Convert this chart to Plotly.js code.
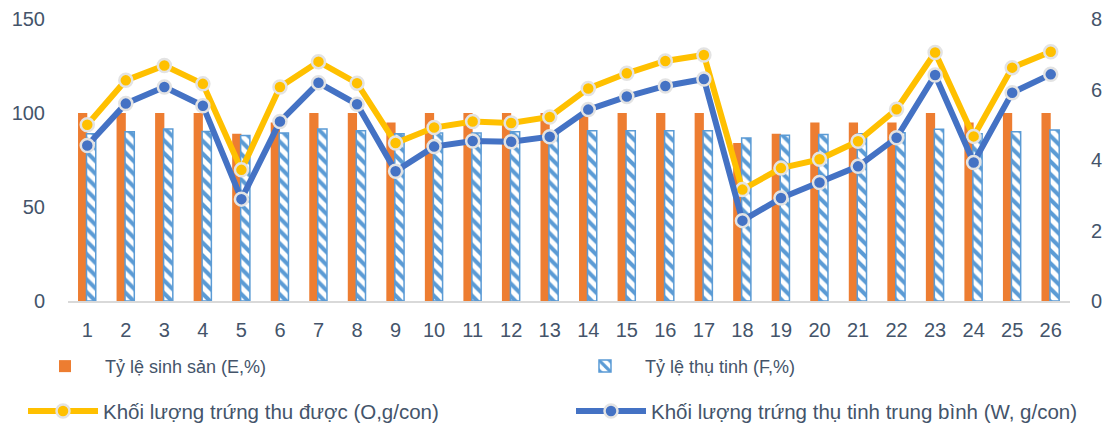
<!DOCTYPE html>
<html>
<head>
<meta charset="utf-8">
<script src="https://cdn.plot.ly/plotly-3.0.1.min.js"></script>
<style>
  html, body { margin: 0; padding: 0; background: #fff; }
  #chart { width: 1110px; height: 423px; }
</style>
</head>
<body>
<div id="chart"></div>
<script>
// Categories (x tick labels)
var categories = ['1','2','3','4','5','6','7','8','9','10','11','12','13','14','15','16','17','18','19','20','21','22','23','24','25','26'];

// Tỷ lệ sinh sản (E,%) – left axis
var seriesE = [100,100,100,100,89,95,100,100,95,100,100,100,100,100,100,100,100,84,89,95,95,95,100,95,100,100];

// Tỷ lệ thụ tinh (F,%) – left axis
var seriesF = [89,90,91.5,90.2,88,89.4,91.5,90.6,89,89.4,89.4,90,90,90.6,90.6,90.6,90.6,86.7,88.1,88.6,89,89.5,91.3,89,90,91];

// Khối lượng trứng thu được (O,g/con) – right axis
var seriesO = [5.0,6.26,6.68,6.16,3.72,6.07,6.79,6.18,4.48,4.92,5.09,5.05,5.22,6.03,6.46,6.81,6.98,3.16,3.77,4.02,4.53,5.44,7.05,4.67,6.62,7.07];

// Khối lượng trứng thụ tinh trung bình (W, g/con) – right axis
var seriesW = [4.41,5.60,6.07,5.54,2.89,5.09,6.19,5.58,3.68,4.38,4.54,4.52,4.66,5.43,5.80,6.10,6.30,2.28,2.92,3.36,3.82,4.63,6.41,3.93,5.91,6.43];

var leftTicks = [0,50,100,150];
var rightTicks = [0,2,4,6,8];

var textColor = '#44546A';
var fontFamily = '"Liberation Sans", Arial, sans-serif';

var traces = [
  {
    type: 'bar', name: 'Tỷ lệ sinh sản (E,%)',
    x: categories, y: seriesE, yaxis: 'y',
    width: 0.24, offset: -0.24,
    marker: { color: '#ED7D31', line: { width: 0 } },
    legend: 'legend'
  },
  {
    type: 'bar', name: 'Tỷ lệ thụ tinh (F,%)',
    x: categories, y: seriesF, yaxis: 'y',
    width: 0.24, offset: -0.02,
    marker: {
      color: '#ffffff',
      line: { color: '#5B9BD5', width: 1.5 },
      pattern: { shape: '\\', fgcolor: '#5B9BD5', bgcolor: '#ffffff', size: 9, solidity: 0.45 }
    },
    legend: 'legend2'
  },
  {
    type: 'scatter', mode: 'lines+markers', name: 'Khối lượng trứng thu được (O,g/con)',
    x: categories, y: seriesO, yaxis: 'y2',
    line: { color: '#FFC000', width: 6 },
    marker: { color: '#FFC000', size: 13, line: { color: '#E3E3E3', width: 2.5 } },
    legend: 'legend3'
  },
  {
    type: 'scatter', mode: 'lines+markers', name: 'Khối lượng trứng thụ tinh trung bình (W, g/con)',
    x: categories, y: seriesW, yaxis: 'y2',
    line: { color: '#4472C4', width: 6 },
    marker: { color: '#4472C4', size: 13, line: { color: '#E3E3E3', width: 2.5 } },
    legend: 'legend4'
  }
];

function legendBox(x, y, size) {
  return {
    orientation: 'h', x: x, xanchor: 'left', y: y, yanchor: 'middle',
    itemwidth: 70,
    font: { size: size, color: textColor, family: fontFamily },
    bgcolor: 'rgba(0,0,0,0)', borderwidth: 0
  };
}

var layout = {
  width: 1110, height: 423,
  margin: { l: 68, r: 40, t: 19, b: 121.5, pad: 0, autoexpand: false },
  paper_bgcolor: '#ffffff', plot_bgcolor: '#ffffff',
  font: { family: fontFamily, color: textColor, size: 20 },
  barmode: 'overlay',
  showlegend: true,
  xaxis: {
    type: 'category', range: [-0.5, categories.length - 0.5],
    showgrid: false, zeroline: false,
    showline: true, linecolor: '#D9D9D9', linewidth: 1.5,
    ticks: '', ticklabelstandoff: 10,
    tickfont: { size: 20, color: textColor, family: fontFamily }
  },
  yaxis: {
    range: [0, 150], tickvals: leftTicks,
    showgrid: false, zeroline: false, showline: false,
    ticks: '', ticklabelstandoff: 22,
    tickfont: { size: 20, color: textColor, family: fontFamily }
  },
  yaxis2: {
    range: [0, 8], tickvals: rightTicks,
    overlaying: 'y', side: 'right',
    showgrid: false, zeroline: false, showline: false,
    ticks: '', ticklabelstandoff: 20,
    tickfont: { size: 20, color: textColor, family: fontFamily }
  },
  legend: legendBox(-0.0429, -0.232, 18),
  legend2: legendBox(0.496, -0.232, 18),
  legend3: legendBox(-0.0449, -0.391, 20.5),
  legend4: legendBox(0.502, -0.391, 20.5)
};

Plotly.newPlot('chart', traces, layout, { displayModeBar: false, staticPlot: true });
</script>
</body>
</html>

Directive >>
Quote each line of the listing exactly, but leave the pictures out.

Result for this exercise >>
Convert this chart to Plotly.js code.
<!DOCTYPE html>
<html>
<head>
<meta charset="utf-8">
<script src="https://cdn.plot.ly/plotly-3.0.1.min.js"></script>
<style>
  html, body { margin: 0; padding: 0; background: #fff; }
  #chart { width: 1110px; height: 423px; }
</style>
</head>
<body>
<div id="chart"></div>
<script>
// Categories (x tick labels)
var categories = ['1','2','3','4','5','6','7','8','9','10','11','12','13','14','15','16','17','18','19','20','21','22','23','24','25','26'];

// Tỷ lệ sinh sản (E,%) – left axis
var seriesE = [100,100,100,100,89,95,100,100,95,100,100,100,100,100,100,100,100,84,89,95,95,95,100,95,100,100];

// Tỷ lệ thụ tinh (F,%) – left axis
var seriesF = [89,90,91.5,90.2,88,89.4,91.5,90.6,89,89.4,89.4,90,90,90.6,90.6,90.6,90.6,86.7,88.1,88.6,89,89.5,91.3,89,90,91];

// Khối lượng trứng thu được (O,g/con) – right axis
var seriesO = [5.0,6.26,6.68,6.16,3.72,6.07,6.79,6.18,4.48,4.92,5.09,5.05,5.22,6.03,6.46,6.81,6.98,3.16,3.77,4.02,4.53,5.44,7.05,4.67,6.62,7.07];

// Khối lượng trứng thụ tinh trung bình (W, g/con) – right axis
var seriesW = [4.41,5.60,6.07,5.54,2.89,5.09,6.19,5.58,3.68,4.38,4.54,4.52,4.66,5.43,5.80,6.10,6.30,2.28,2.92,3.36,3.82,4.63,6.41,3.93,5.91,6.43];

var leftTicks = [0,50,100,150];
var rightTicks = [0,2,4,6,8];

var textColor = '#44546A';
var fontFamily = '"Liberation Sans", Arial, sans-serif';

var traces = [
  {
    type: 'bar', name: 'Tỷ lệ sinh sản (E,%)',
    x: categories, y: seriesE, yaxis: 'y',
    width: 0.24, offset: -0.24,
    marker: { color: '#ED7D31', line: { width: 0 } },
    legend: 'legend'
  },
  {
    type: 'bar', name: 'Tỷ lệ thụ tinh (F,%)',
    x: categories, y: seriesF, yaxis: 'y',
    width: 0.24, offset: -0.02,
    marker: {
      color: '#ffffff',
      line: { color: '#5B9BD5', width: 1.5 },
      pattern: { shape: '\\', fgcolor: '#5B9BD5', bgcolor: '#ffffff', size: 9, solidity: 0.45 }
    },
    legend: 'legend2'
  },
  {
    type: 'scatter', mode: 'lines+markers', name: 'Khối lượng trứng thu được (O,g/con)',
    x: categories, y: seriesO, yaxis: 'y2',
    line: { color: '#FFC000', width: 6 },
    marker: { color: '#FFC000', size: 13, line: { color: '#E3E3E3', width: 2.5 } },
    legend: 'legend3'
  },
  {
    type: 'scatter', mode: 'lines+markers', name: 'Khối lượng trứng thụ tinh trung bình (W, g/con)',
    x: categories, y: seriesW, yaxis: 'y2',
    line: { color: '#4472C4', width: 6 },
    marker: { color: '#4472C4', size: 13, line: { color: '#E3E3E3', width: 2.5 } },
    legend: 'legend4'
  }
];

function legendBox(x, y, size) {
  return {
    orientation: 'h', x: x, xanchor: 'left', y: y, yanchor: 'middle',
    itemwidth: 70,
    font: { size: size, color: textColor, family: fontFamily },
    bgcolor: 'rgba(0,0,0,0)', borderwidth: 0
  };
}

var layout = {
  width: 1110, height: 423,
  margin: { l: 68, r: 40, t: 19, b: 121.5, pad: 0, autoexpand: false },
  paper_bgcolor: '#ffffff', plot_bgcolor: '#ffffff',
  font: { family: fontFamily, color: textColor, size: 20 },
  barmode: 'overlay',
  showlegend: true,
  xaxis: {
    type: 'category', range: [-0.5, categories.length - 0.5],
    showgrid: false, zeroline: false,
    showline: true, linecolor: '#D9D9D9', linewidth: 1.5,
    ticks: '', ticklabelstandoff: 10,
    tickfont: { size: 20, color: textColor, family: fontFamily }
  },
  yaxis: {
    range: [0, 150], tickvals: leftTicks,
    showgrid: false, zeroline: false, showline: false,
    ticks: '', ticklabelstandoff: 22,
    tickfont: { size: 20, color: textColor, family: fontFamily }
  },
  yaxis2: {
    range: [0, 8], tickvals: rightTicks,
    overlaying: 'y', side: 'right',
    showgrid: false, zeroline: false, showline: false,
    ticks: '', ticklabelstandoff: 20,
    tickfont: { size: 20, color: textColor, family: fontFamily }
  },
  legend: legendBox(-0.0429, -0.232, 18),
  legend2: legendBox(0.496, -0.232, 18),
  legend3: legendBox(-0.0449, -0.391, 20.5),
  legend4: legendBox(0.502, -0.391, 20.5)
};

Plotly.newPlot('chart', traces, layout, { displayModeBar: false, staticPlot: true });
</script>
</body>
</html>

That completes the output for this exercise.